Wetlands
Few natural resources are more vital to Uganda – or more abused – than our extensive wetlands, which measured some 13 percent of our land area in 1999. Undisturbed, they provide clean water, moderate our climate, control urban flooding, and sustain a biodiversity that supports the livelihoods of hundreds of thousands of families.
Despite this, our government tolerates, sometimes even promotes, wetlands destruction in the name of “economic development,” indifferent to the long-term economic damage. As a result, the 13 percent of land area has declined to 11 percent, by a recent estimate. NAPE has an action agenda to protect and revitalize our wetlands.
For centuries the people of Uganda used our wetlands in sustainable ways adapted to the ebb and flow of climatic cycles, allowing their regeneration and availability for future generations. Because of ample rains and undisturbed water bodies and moderate climate, Uganda’s wetlands sustained a rich biodiversity to sustain human life.
But today our wetlands are under intense stresses that impair nature’s ability to filter out pollution, protect flourishing ecosystems, and provide clean water for our growing population. Poisonous algae blooms, turbidity, and dangerous chemicals now enter once-pristine waters – especially Lake Victoria – and damage their ability to sustain nearby communities.
Healthy Wetlands are Critical
If forests can be called the lungs of an ecosystem, wetlands are the kidneys – filtering and capturing pollutants – as well as regulating downstream flooding and replenishing aquifers. They are among our most valuable natural and economic resource.
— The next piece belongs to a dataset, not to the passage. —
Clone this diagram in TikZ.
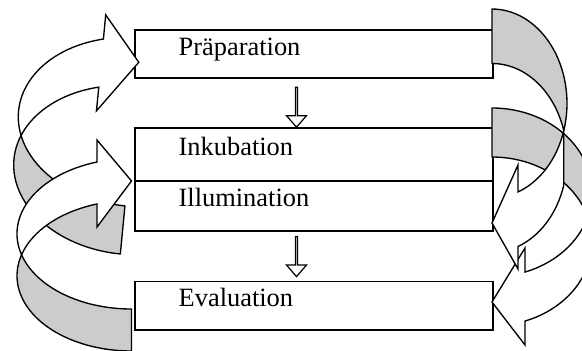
\documentclass[tikz,border=0pt]{standalone}
\usepackage{fontspec}
\setmainfont{Liberation Serif}
\usetikzlibrary{positioning,shapes.arrows}

\definecolor{ribbongray}{RGB}{204,204,204}

\tikzset{
    stagebox/.style={draw, line width=1.5pt, minimum width=358pt, inner sep=0pt, outer sep=0pt},
    stagelabel/.style={anchor=base west, inner sep=0pt, font=\fontsize{26.4}{32}\selectfont},
    backface/.style={draw, fill=ribbongray, line width=1.35pt, line join=round},
    frontface/.style={draw, fill=white, line width=1.35pt},
    stepdown/.style={draw, single arrow, rotate=-90, anchor=tip, line width=1.2pt,
        minimum height=40pt, minimum width=20pt, inner sep=0pt,
        single arrow head extend=5.8pt, single arrow tip angle=82}
}

\begin{document}
\begin{tikzpicture}[x=1pt, y=-1pt]
    \clip (0,0) rectangle (582,351);

    \node[stagebox, minimum height=48pt] (prep) at (314,54.2) {};
    \node[stagebox, minimum height=52.7pt] (inku) [below=49.9pt of prep] {};
    \node[stagebox, minimum height=50pt] (illu) [below=0pt of inku] {};
    \node[stagebox, minimum height=48.3pt] (eval) [below=50.7pt of illu] {};

    \node[stagelabel] (preplabel) at ([shift={(43.5,1)}]prep.west) {Präparation};
    \node[stagelabel] (inkulabel) at ([shift={(43.5,1)}]inku.west) {Inkubation};
    \node[stagelabel] (illulabel) at ([shift={(43.5,1)}]illu.west) {Illumination};
    \node[stagelabel] (evallabel) at ([shift={(43.5,1)}]eval.west) {Evaluation};

    \node[stepdown] (down1) at ([xshift=-17.5pt]inku.north) {};
    \node[stepdown] (down2) at ([shift={(-17.5,-4)}]eval.north) {};

    % left ribbon arrows, back face first
    \begin{scope}[rotate around={-5.5:(80,146)}]
        \draw[backface] (130.5,117) ++(163.35:115 and 84.3)
            arc[start angle=163.35, end angle=90, x radius=115, y radius=84.3]
            -- (130.5,249.6)
            arc[start angle=90, end angle=196.65, x radius=115, y radius=84.3]
            -- cycle;
        \draw[frontface] (130.5,117) ++(251:115 and 84.3)
            arc[start angle=251, end angle=163.35, x radius=115, y radius=84.3]
            arc[start angle=196.65, end angle=251, x radius=115, y radius=84.3]
            -- (93,109.5) -- (130.5,57) -- (93,13) -- cycle;
    \end{scope}

    \draw[backface] (131.5,233.75) ++(163.8:114.5 and 75.25)
        arc[start angle=163.8, end angle=90, x radius=114.5, y radius=75.25]
        -- (131.5,351)
        arc[start angle=90, end angle=196.2, x radius=114.5, y radius=75.25]
        -- cycle;
    \draw[frontface] (131.5,233.75) ++(252.46:114.5 and 75.25)
        arc[start angle=252.46, end angle=163.8, x radius=114.5, y radius=75.25]
        arc[start angle=196.2, end angle=252.46, x radius=114.5, y radius=75.25]
        -- (97,227) -- (131.5,181) -- (97,140) -- cycle;

    % right ribbon arrows
    \draw[backface] (492,108)
        arc[start angle=270, end angle=376.88, x radius=100, y radius=84.4]
        arc[start angle=343.12, end angle=270, x radius=100, y radius=84.4]
        -- cycle;
    \draw[frontface] (492,192.4) ++(16.88:100 and 84.4)
        arc[start angle=16.88, end angle=70.73, x radius=100, y radius=84.4]
        -- (525,248) -- (492,302) -- (525,345) -- (525,321.07)
        arc[start angle=70.73, end angle=16.88, x radius=100, y radius=84.4]
        -- cycle;

    \draw[backface] (492,9)
        arc[start angle=270, end angle=376.78, x radius=75, y radius=94.4]
        arc[start angle=343.22, end angle=270, x radius=75, y radius=94.4]
        -- cycle;
    \draw[frontface] (492,103.4) ++(16.78:75 and 94.4)
        arc[start angle=16.78, end angle=69.72, x radius=75, y radius=94.4]
        -- (518,165) -- (492,223) -- (518,269) -- (518,246.45)
        arc[start angle=69.72, end angle=16.78, x radius=75, y radius=94.4]
        -- cycle;
\end{tikzpicture}
\end{document}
They help moderate the climate, ensure adequate rainfall, remove wastes and purify water supplies, maintain reliable sources of water by replenishing aquifers, and support abundant fish, wildlife and farm animals. For example, as sources of papyrus, they provide livelihoods to thousands of families who harvest and create useful products from these water-dependent plants.
Rapid Loss of Wetlands
Ironically, in the colonial period before Uganda won its independence in 1962, wetlands were designated reserves to be protected by traditional institutions. After independence and self-rule, our government encouraged draining wetlands for large-scale farming and urban development – successfully destroying much of this centuries-old patrimony. Draining wetlands also became a priority in malaria-eradication campaigns a half-century ago. Our wetlands were gradually becoming degraded wastelands.
One of the starkest examples of destroying a wetland’s effectiveness has been in Kampala’s Nakivubo wetland, which drains runoff from much of the city’s downtown and industrial areas into Murchison Bay of Lake Victoria. Years of encroachment – much of it illegal – then construction of a channel though the wetland now release huge volumes of untreated sewage and industrial wastes into the lake, with no flood control benefit.
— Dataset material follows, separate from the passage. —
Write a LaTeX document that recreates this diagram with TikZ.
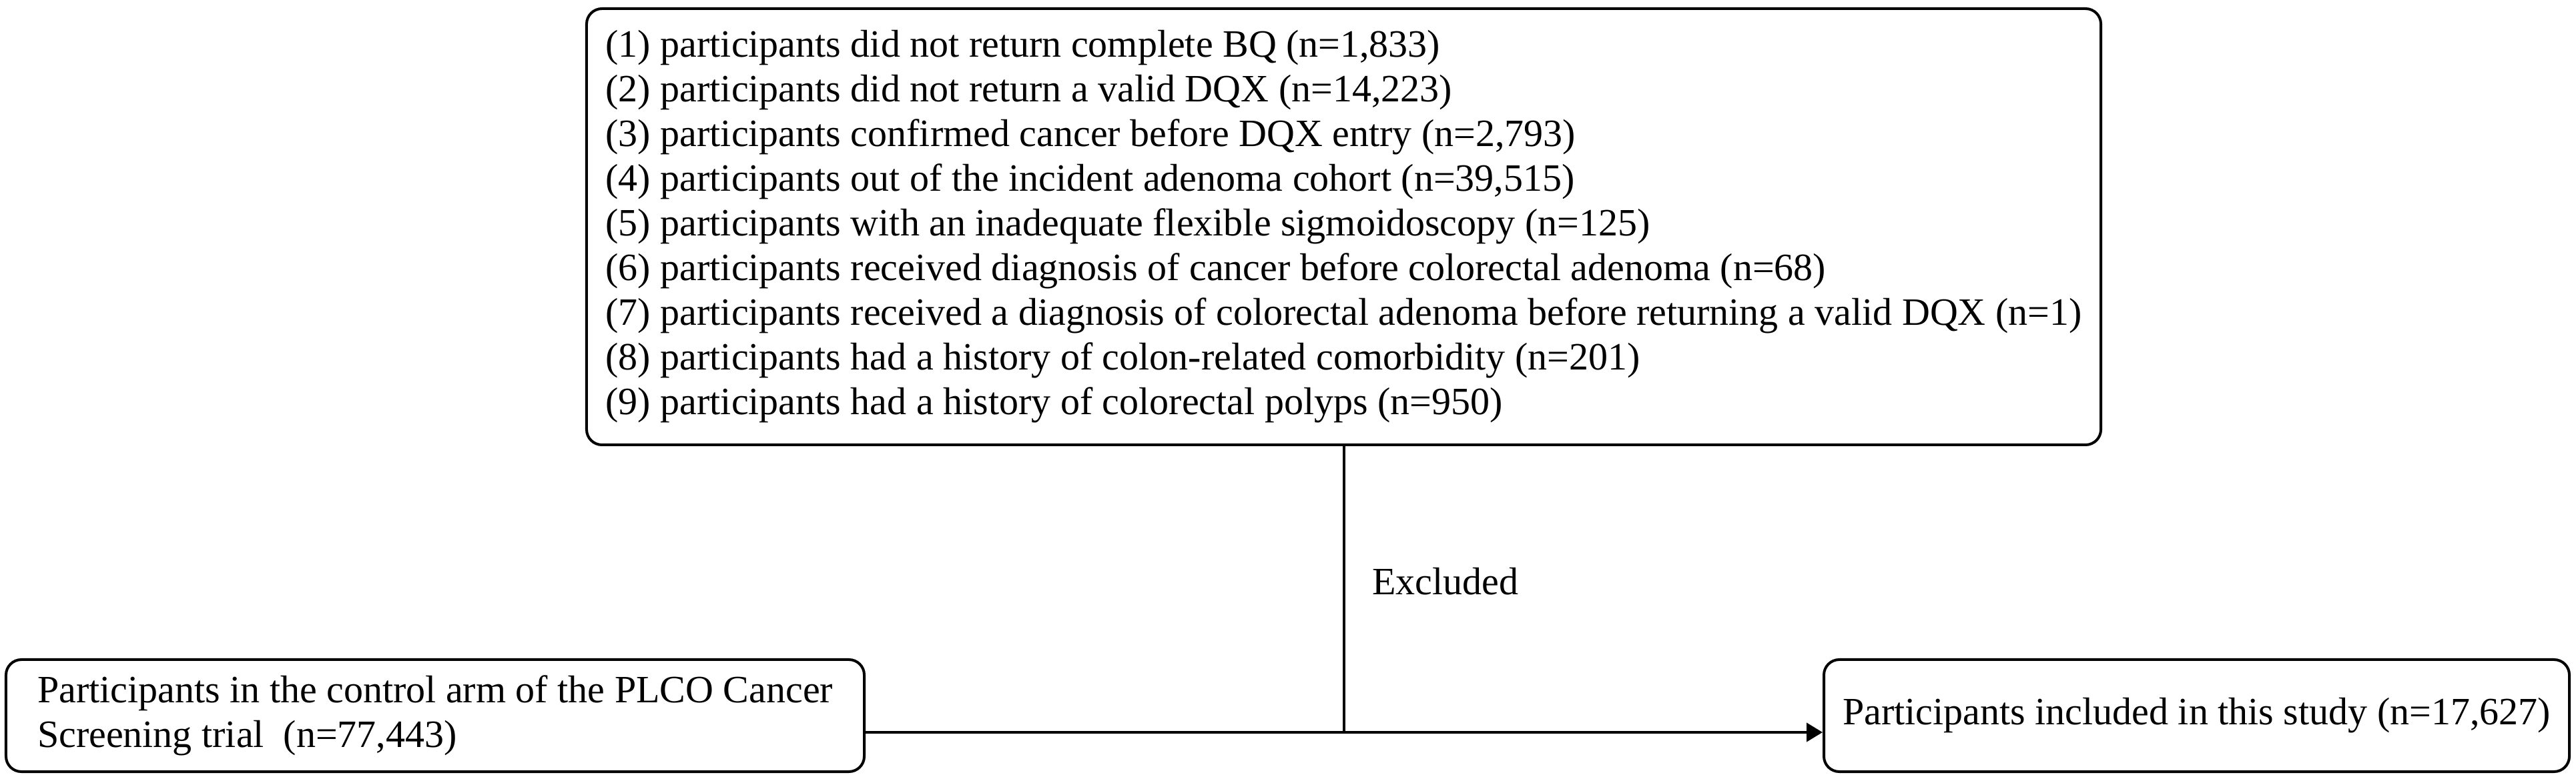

Ironically, the government has embraced the Ramsar Convention on wetlands, designating 11 sites for such protection, and enacted fairly comprehensive wetland protections, but such protections have failed because of inadequate funding, political interference and lack of public awareness. Even when designated as a Ramsar site by the National Environmental Management Authority (NEMA), the Lutembe Bay wetland at Lake Victoria near Entebbe is being swallowed up by new real estate developments and flower farms – with approvals by NEMA.
NAPE Actions
Protecting Uganda’s wetlands from further degradation – and revitalizing abused wetlands – are major NAPE priorities. For example:
Unfortunately, NAPE has had to expend great efforts to stop or improve government initiatives that encroach further into wetlands – and to oppose private projects to fill wetlands for agricultural or urban uses. The government should take the lead to protect wetlands – and has numerous policies in place – but has shown little backbone in implementing them when powerful financial interests are involved.
NAPE has also been pursuing wetlands protection and restoration in the broader context of water users multi-stakeholders dialogs centering first on other civil society organizations and government ministries. Central to this effort is our advocacy for increasing the share of the national budget for water programs in line with Ramsar Convention guidelines.
Having signed the Ramsar Convention in 1988, Uganda is obligated to implement its provision, especially the sustainable use concept and reconciling its laws with those provisions – an incomplete process which NAPE is pressing government to accomplish. Even though the government by 2006 designated 11 Ramsar “Wetlands of International Importance” sites totaling about one million acres, NEMA’s failure to protect these wetlands has prompted demands by NAPE for strict enforcement of protections.
We believe that informing and mobilizing affected communities are the best way to preserve wetlands and so have carried out workshops, research, advocacy communications, and community organizing in a bottom-up approach to build a collective voice that government will listen to. This is not without challenges, but has achieved some successes.